Patches do not belong together just because you happen to send them in the same batch. Patches that share a theme ("three ref-listing bugs", "three POSIX portability fixes") but touch unrelated scripts, could be applied in any order, and could be reviewed in isolation are not a series — they are independent patches. Send each with its own git send-email -1 <sha> in its own thread.

Rule of thumb: if the cover letter you are about to write boils down to "here are three unrelated fixes", the patches aren't a series. Send them individually. Git's own guidance for obvious typo fixes says the same — "preferably submitted as independent patches separate from other changes".

Cover letter

For a genuine multi-patch series, include a cover letter:

git send-email --cover-letter --annotate origin/main..HEAD

The cover letter's title should succinctly cover the purpose of the entire topic — imperative mood, like a commit subject. If you cannot write such a title for your patches, they aren't a series.

The body explains the motivation and overall design of the series. Per-patch details belong in the individual commit messages. The cover letter is not recorded in the commit history, so anything useful to future readers should live in the commits themselves.

You can suggest a topic name for the What's cooking report by writing XX/your-topic-name (XX = your initials, dash-delimited summary) at the top of the cover letter — e.g. ec/cover-letter-format. The maintainer uses it as the label across iterations; otherwise they pick one when picking up the topic.

If your series is part of a larger effort spanning several independent series sent over time, say so in the cover letter and state where this one fits in the broader plan.

Send the series as a thread: cover letter first ([PATCH 0/N]), then each patch as a reply, either to the cover letter or to the preceding patch. git send-email does this automatically.

For single-patch submissions, any additional context can go between the three-dash line and the diffstat — it won't end up in the commit message.

Handling conflicts and iterating patches

When revising a series, expect conflicts with other in-flight topics. The iteration flow:

  1. Format-patch your series from a clean base.

  2. Find where the previous round was queued — often the tip of the relevant topic branch in next or seen.
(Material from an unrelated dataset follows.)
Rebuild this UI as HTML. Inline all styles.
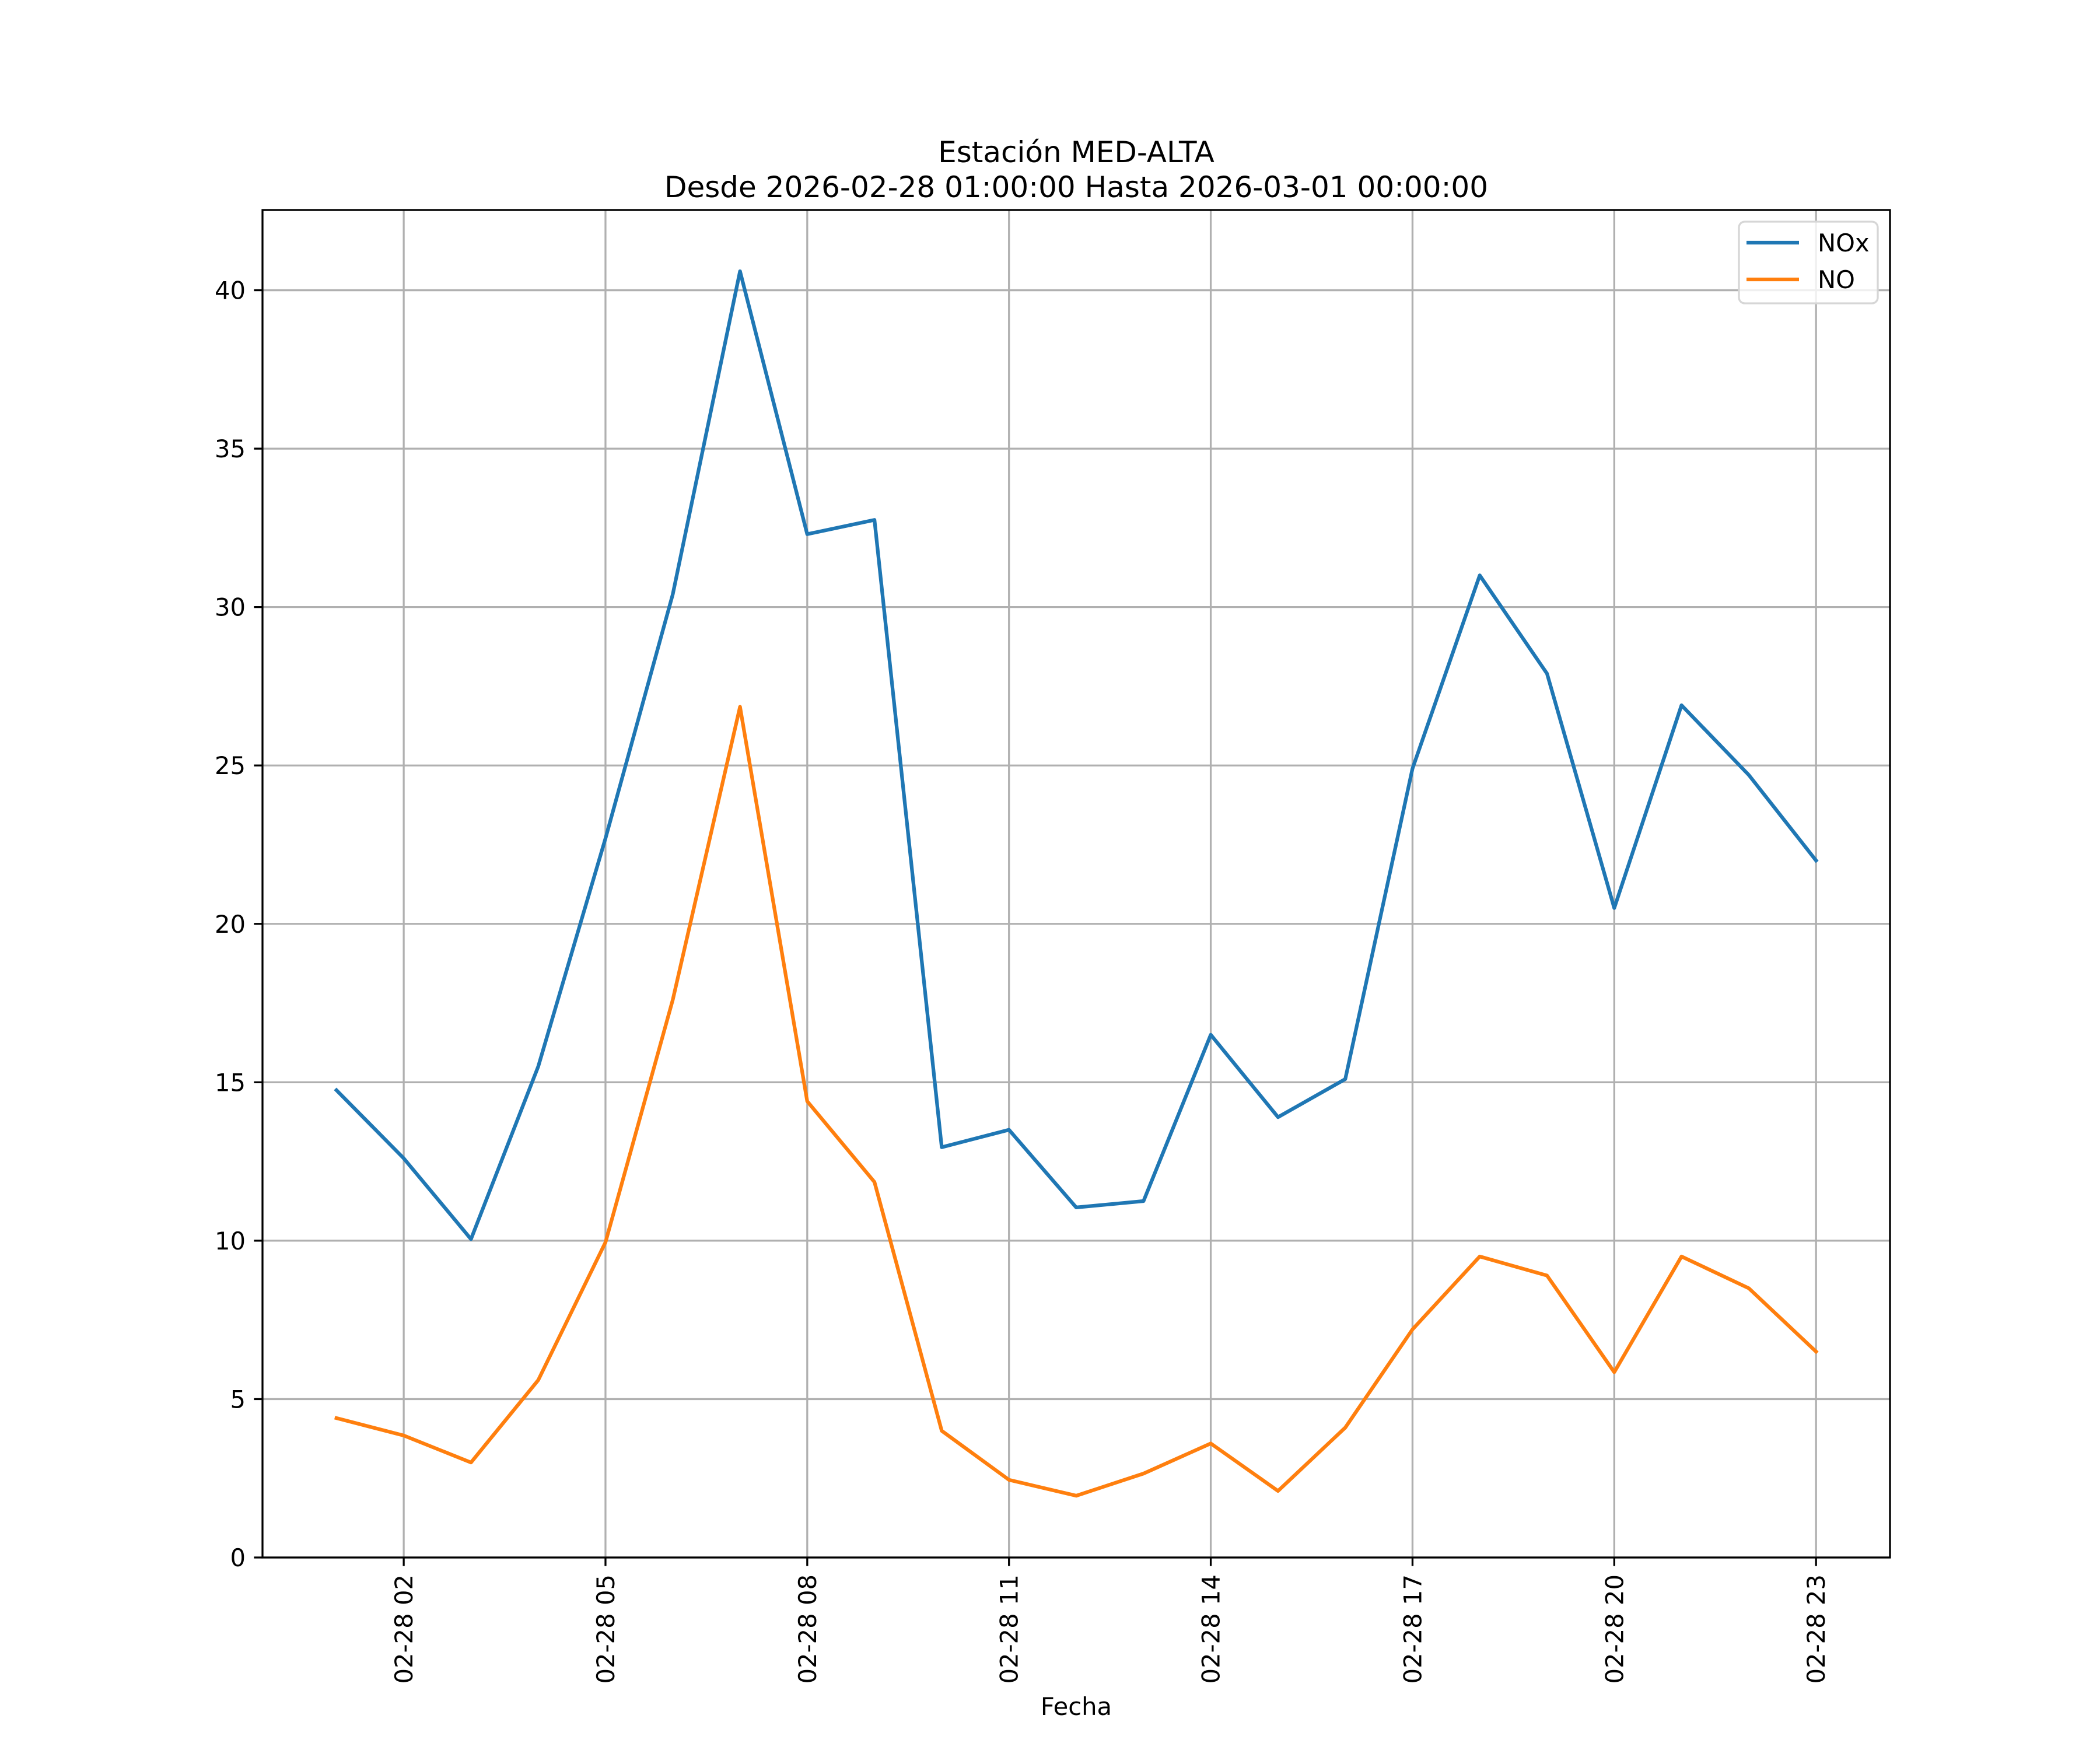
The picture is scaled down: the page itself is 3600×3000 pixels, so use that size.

  3. Apply your new patches. Either:

    • They apply cleanly and tests pass — continue to step 4.
    • They apply but don't build, or conflicts appear. Identify what caused it (usually another topic that landed in your dependency area). Fresh-base on main, merge --no-ff in any topics you now depend on, rebuild the series on top, and format-patch from there. Note the dependency topics in your cover letter.
  4. Trial-merge your topic into next and seen to see what conflicts others will hit:

    git checkout --detach origin/seen
    git revert -m 1 <merge-of-previous-iteration>   # if previous round is already in seen
    git merge <your-topic>

    You don't necessarily need to resolve the conflicts — noting them in the cover letter is enough. The conflicts may be the responsibility of whichever topic lands second.

Record in the cover letter anything non-obvious about the base, the dependencies, or the conflicts you saw. The maintainer and other contributors need to be able to reproduce your setup.